* Begin Data in this exercise *

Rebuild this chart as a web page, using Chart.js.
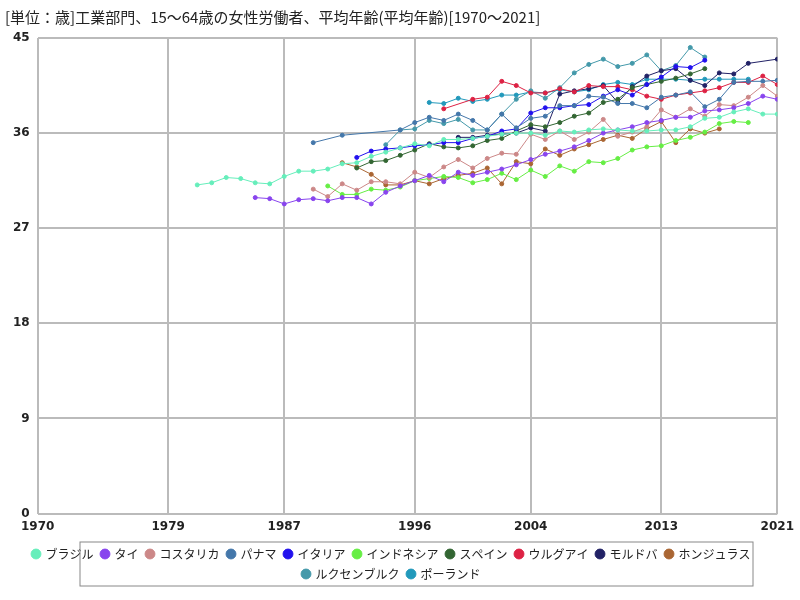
<!DOCTYPE html><html><head><meta charset="utf-8"><script src="https://cdn.jsdelivr.net/npm/chart.js@4"></script>
<style>body{margin:0;background:#fff}</style></head><body><canvas id="c" width="800" height="600" style="width:800px;height:600px"></canvas>
<script>
const title='[単位：歳]工業部門、15～64歳の女性労働者、平均年齢(平均年齢)[1970～2021]';
const xTicks=[1970,1979,1987,1996,2004,2013,2021];
const names=['ブラジル','タイ','コスタリカ','パナマ','イタリア','インドネシア','スペイン','ウルグアイ','モルドバ','ホンジュラス','ルクセンブルク','ポーランド'];
const colors=['#66eebb','#8844ee','#cc8888','#4477aa','#2211ee','#66ee44','#336633','#dd2244','#222266','#aa6633','#4499aa','#2299bb'];
const brazilYears=[1981,1982,1983,1984,1985,1986,1987,1988,1989,1990,1991,1992,1993,1994,1995,1996,1997,1998,1999,2000,2001,2002,2003,2004,2005,2006,2007,2008,2009,2010,2011,2012,2013,2014,2015,2016,2017,2018,2019,2020,2021];
const brazil=[31.1,31.3,31.8,31.7,31.3,31.2,31.9,32.4,32.4,32.6,33.1,33.2,33.8,34.2,34.6,35,34.8,35.4,35.4,35.5,35.7,35.9,36,36,35.8,36.2,36.1,36.3,36.4,36.3,36.2,36.2,36.3,36.3,36.6,37.4,37.5,38,38.3,37.8,37.8];
const thaiYears=[1985,1986,1987,1988,1989,1990,1991,1992,1993,1994,1995,1996,1997,1998,1999,2000,2001,2002,2003,2004,2005,2006,2007,2008,2009,2010,2011,2012,2013,2014,2015,2016,2017,2018,2019,2020,2021];
const thai=[29.9,29.8,29.3,29.7,29.8,29.6,29.9,29.9,29.3,30.4,31,31.5,32,31.4,32.3,32,32.3,32.6,33,33.5,34,34.3,34.7,35.3,36,36.3,36.6,37,37.2,37.5,37.5,38.1,38.2,38.4,38.8,39.5,39.2];
const crYears=[1989,1990,1991,1992,1993,1994,1995,1996,1997,1998,1999,2000,2001,2002,2003,2004,2005,2006,2007,2008,2009,2010,2011,2012,2013,2014,2015,2016,2017,2018,2019,2020,2021];
const costaRica=[30.7,30,31.2,30.6,31.4,31.4,31.2,32.3,31.8,32.8,33.5,32.7,33.6,34.1,34,35.9,35.4,36.2,35.4,36.1,37.3,35.7,36.1,36.6,38.2,37.5,38.3,37.6,38.7,38.6,39.4,40.5,39.5];
const panamaYears=[1989,1991,1995,1996,1997,1998,1999,2000,2001,2002,2003,2004,2005,2006,2007,2008,2009,2010,2011,2012,2013,2014,2015,2016,2017,2018,2019,2020,2021];
const panama=[35.1,35.8,36.3,37,37.5,37.2,37.8,37.2,36.3,37.8,36.5,37.4,37.6,38.6,38.6,39.5,39.4,38.8,38.8,38.4,39.4,39.6,39.9,38.5,39.2,40.8,40.9,40.9,41];
const italyYears=[1992,1993,1994,1995,1996,1997,1998,1999,2000,2001,2002,2003,2004,2005,2006,2007,2008,2009,2010,2011,2012,2013,2014,2015,2016];
const italy=[33.7,34.3,34.5,34.6,34.8,34.9,35.1,35.1,35.5,35.7,36.2,36.4,37.9,38.4,38.4,38.6,38.7,39.5,40.1,39.6,40.6,41.3,42.3,42.2,42.9];
const indoYears=[1990,1991,1992,1993,1994,1995,1996,1997,1998,1999,2000,2001,2002,2003,2004,2005,2006,2007,2008,2009,2010,2011,2012,2013,2014,2015,2016,2017,2018,2019];
const indonesia=[31,30.2,30.2,30.7,30.6,30.9,31.5,31.7,31.9,31.8,31.3,31.6,32.2,31.6,32.5,31.9,32.9,32.4,33.3,33.2,33.6,34.4,34.7,34.8,35.3,35.6,36.1,36.9,37.1,37];
const spainYears=[1992,1993,1994,1995,1996,1997,1998,1999,2000,2001,2002,2003,2004,2005,2006,2007,2008,2009,2010,2011,2012,2013,2014,2015,2016];
const spain=[32.7,33.3,33.4,33.9,34.4,35,34.7,34.6,34.8,35.3,35.5,36.2,36.8,36.6,37,37.6,37.9,38.9,39.2,40.3,40.6,40.9,41.2,41.6,42.1];
const uruYears=[1998,2000,2001,2002,2003,2004,2005,2006,2007,2008,2009,2010,2011,2012,2013,2014,2015,2016,2017,2018,2019,2020,2021];
const uruguay=[38.3,39.2,39.4,40.9,40.5,39.8,39.8,40.2,39.9,40.5,40.4,40.4,40.1,39.5,39.2,39.6,39.8,40,40.3,40.8,40.8,41.4,40.6];
const molYears=[1999,2000,2001,2002,2003,2004,2005,2006,2007,2008,2009,2010,2011,2012,2013,2014,2015,2016,2017,2018,2019,2021];
const moldova=[35.6,35.6,35.8,35.9,36,36.5,36.2,39.7,40,40.2,40.5,38.9,40.4,41.4,41.9,42.1,41,40.5,41.7,41.6,42.6,43];
const honYears=[1991,1992,1993,1994,1995,1996,1997,1998,1999,2000,2001,2002,2003,2004,2005,2006,2007,2008,2009,2010,2011,2012,2013,2014,2015,2016,2017];
const honduras=[33.2,32.8,32.1,31.1,31.1,31.5,31.2,31.7,32,32.2,32.7,31.2,33.3,33.1,34.5,33.9,34.5,34.9,35.4,35.8,35.5,36.4,37.1,35.1,36.4,36,36.4];
const luxYears=[1994,1995,1996,1997,1998,1999,2000,2001,2002,2003,2004,2005,2006,2007,2008,2009,2010,2011,2012,2013,2014,2015,2016];
const luxembourg=[34.9,36.3,36.4,37.2,36.9,37.3,36.3,36.3,37.8,39.2,40,39.3,40.3,41.7,42.5,43,42.3,42.6,43.4,41.9,42.4,44.1,43.2];
const polYears=[1997,1998,1999,2000,2001,2002,2003,2004,2005,2006,2007,2008,2009,2010,2011,2012,2013,2014,2015,2016,2017,2018,2019];
const poland=[38.9,38.8,39.3,39,39.2,39.6,39.6,39.9,39.8,40.1,39.9,40.1,40.6,40.8,40.6,41.1,41.1,41.1,41,41.1,41.1,41.1,41.1];
const years=[brazilYears,thaiYears,crYears,panamaYears,italyYears,indoYears,spainYears,uruYears,molYears,honYears,luxYears,polYears];
const vals=[brazil,thai,costaRica,panama,italy,indonesia,spain,uruguay,moldova,honduras,luxembourg,poland];
const datasets=names.map((n,i)=>({label:n,data:years[i].map((y,j)=>({x:y,y:vals[i][j]})),borderColor:colors[i],backgroundColor:colors[i],borderWidth:1,pointRadius:2,pointHoverRadius:2}));
const legendBox={id:'lb',afterDraw(ch){const l=ch.legend;const c=ch.ctx;c.save();c.strokeStyle='#888';c.lineWidth=1;c.strokeRect(l.left+75,l.top+2,l.width-100,l.height-6);c.restore();}};
new Chart(document.getElementById('c'),{type:'line',data:{datasets},plugins:[legendBox],options:{responsive:false,animation:false,
layout:{padding:{left:5,right:22,top:0,bottom:10}},
plugins:{title:{display:true,text:title,align:'start',color:'#222',font:{family:'Noto Sans CJK JP',size:15,weight:'normal'},padding:{top:8,bottom:12}},
legend:{position:'bottom',labels:{usePointStyle:true,pointStyle:'circle',boxWidth:7,boxHeight:7,font:{family:'Noto Sans CJK JP',size:12},color:'#222',padding:8}}},
scales:{x:{type:'linear',min:1970,max:2021,afterBuildTicks:a=>{a.ticks=xTicks.map(v=>({value:v}))},ticks:{autoSkip:false,maxRotation:0,color:'#222',font:{family:'DejaVu Sans',size:12,weight:'bold'},callback:v=>v,padding:6},grid:{color:'#bbb',lineWidth:2,drawTicks:false},border:{display:false}},
y:{min:0,max:45,ticks:{stepSize:9,color:'#222',font:{family:'DejaVu Sans',size:12,weight:'bold'},padding:8},grid:{color:'#bbb',lineWidth:2,drawTicks:false},border:{display:false}}}}});
</script></body></html>
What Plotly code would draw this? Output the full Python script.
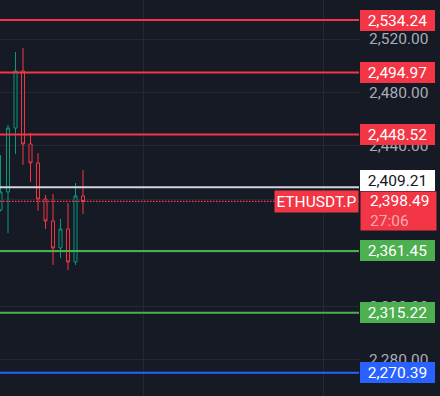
import plotly.graph_objects as go

# ---------------- data ----------------
bars = list(range(12))
opens = [2392.1, 2405.6, 2453.4, 2496.1, 2441.5, 2427.3, 2400.3, 2383.9, 2363.7, 2377.9, 2353.2, 2402.6]
highs = [2433.2, 2455.7, 2510.3, 2513.3, 2449.7, 2434.7, 2403.3, 2404.1, 2385.4, 2397.3, 2412.3, 2422.0]
lows = [2391.0, 2374.9, 2434.0, 2425.8, 2413.1, 2391.4, 2377.9, 2351.0, 2356.2, 2347.2, 2351.0, 2389.1]
closes = [2405.6, 2453.4, 2496.1, 2441.5, 2427.3, 2400.3, 2383.9, 2363.7, 2377.9, 2353.2, 2402.6, 2398.49]

level_prices = [2534.24, 2494.97, 2448.52, 2409.21, 2361.45, 2315.22, 2270.39]
level_line_colors = ["#f23645", "#f23645", "#f23645", "#d1d4dc", "#4caf50", "#4caf50", "#2962ff"]
level_label_bg = ["#f23645", "#f23645", "#f23645", "#ffffff", "#4caf50", "#4caf50", "#2962ff"]
level_label_fg = ["#ffffff", "#ffffff", "#ffffff", "#131722", "#ffffff", "#ffffff", "#ffffff"]
level_label_shift = [0, 0, 0, 6.5, 0, 0, 0]

last_price = 2398.49
countdown = "27:06"
symbol = "ETHUSDT.P"

y_range = [2252.95, 2549.2]
x_range = [-0.067, 47.8]
y_dtick = 40
x_grid_start = 19
x_grid_step = 24

# ---------------- style ----------------
BG = "#161a25"
GRID = "#242834"
UP = "#089981"
DOWN = "#f23645"
FONT = "Roboto"
FS = 15.5
W, H = 440, 396
PLOT_R = 359
LABEL_X = 360 / PLOT_R

fig = go.Figure(
    go.Candlestick(
        x=bars, open=opens, high=highs, low=lows, close=closes,
        increasing=dict(line=dict(color=UP, width=1), fillcolor=BG),
        decreasing=dict(line=dict(color=DOWN, width=1), fillcolor=BG),
        whiskerwidth=0, hoverinfo="skip", showlegend=False,
    )
)

shapes = []
annotations = []
for p, lc, bg, fg, sh in zip(level_prices, level_line_colors, level_label_bg,
                             level_label_fg, level_label_shift):
    shapes.append(dict(type="line", xref="paper", x0=0, x1=1, yref="y", y0=p, y1=p,
                       line=dict(color=lc, width=2), layer="above"))
    annotations.append(dict(
        xref="paper", x=LABEL_X, xanchor="left", yref="y", y=p, yanchor="middle",
        yshift=sh, text=f"{p:,.2f}", showarrow=False, bgcolor=bg,
        font=dict(family=FONT, size=FS, color=fg), width=75, height=21,
        borderpad=0, borderwidth=0, align="center"))

# current price dotted line
shapes.append(dict(type="line", xref="paper", x0=0, x1=1, yref="y", y0=last_price, y1=last_price,
                   line=dict(color="#ff3b4b", width=1.2, dash="1.5px,1.5px"), layer="above"))

# symbol label
annotations.append(dict(
    xref="paper", x=358.5 / PLOT_R, xanchor="right", yref="y", y=last_price, yanchor="middle",
    text=symbol, showarrow=False, bgcolor=DOWN, font=dict(family=FONT, size=FS, color="#ffffff"),
    width=83, height=21, borderpad=0, align="center"))

# current price box (background)
annotations.append(dict(
    xref="paper", x=LABEL_X, xanchor="left", yref="y", y=last_price, yanchor="top", yshift=10.5,
    text=" ", showarrow=False, bgcolor=DOWN, width=75, height=38, borderpad=0))
# current price text
annotations.append(dict(
    xref="paper", x=LABEL_X, xanchor="left", xshift=9, yref="y", y=last_price, yanchor="top",
    yshift=10.5,
    text=f"{last_price:,.2f}<br><span style='color:#f9a9b1'>{countdown}</span>",
    showarrow=False, font=dict(family=FONT, size=FS, color="#ffffff"), align="left",
    height=38, borderpad=0))

fig.update_layout(
    width=W, height=H,
    margin=dict(l=0, r=W - PLOT_R, t=0, b=0),
    paper_bgcolor=BG, plot_bgcolor=BG,
    shapes=shapes, annotations=annotations,
    boxgap=0.42,
    hovermode=False,
    xaxis=dict(range=x_range, rangeslider=dict(visible=False), showticklabels=False,
               showgrid=True, gridcolor=GRID, gridwidth=1, tick0=x_grid_start, dtick=x_grid_step,
               tickmode="linear", zeroline=False, showline=False, ticks="", automargin=False),
    yaxis=dict(range=y_range, side="right", tickmode="linear", tick0=0, dtick=y_dtick,
               tickformat=",.2f", tickfont=dict(family=FONT, size=FS, color="#a9acb5"),
               showgrid=True, gridcolor=GRID, gridwidth=1, zeroline=False, showline=False,
               ticks="", ticklabelstandoff=9, automargin=False),
)

fig.write_html("out.html", config={"displayModeBar": False},
               post_script="document.body.style.margin='0';document.body.style.background='%s';" % BG)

* End Data in this exercise *

**Work to complete:** Go up to the line with "What Plotly code" and retype exactly from there through the line with "2353.2, 2402.6, 2398.49]". Leave out pictures.

**Problem solution:**
What Plotly code would draw this? Output the full Python script.
import plotly.graph_objects as go

# ---------------- data ----------------
bars = list(range(12))
opens = [2392.1, 2405.6, 2453.4, 2496.1, 2441.5, 2427.3, 2400.3, 2383.9, 2363.7, 2377.9, 2353.2, 2402.6]
highs = [2433.2, 2455.7, 2510.3, 2513.3, 2449.7, 2434.7, 2403.3, 2404.1, 2385.4, 2397.3, 2412.3, 2422.0]
lows = [2391.0, 2374.9, 2434.0, 2425.8, 2413.1, 2391.4, 2377.9, 2351.0, 2356.2, 2347.2, 2351.0, 2389.1]
closes = [2405.6, 2453.4, 2496.1, 2441.5, 2427.3, 2400.3, 2383.9, 2363.7, 2377.9, 2353.2, 2402.6, 2398.49]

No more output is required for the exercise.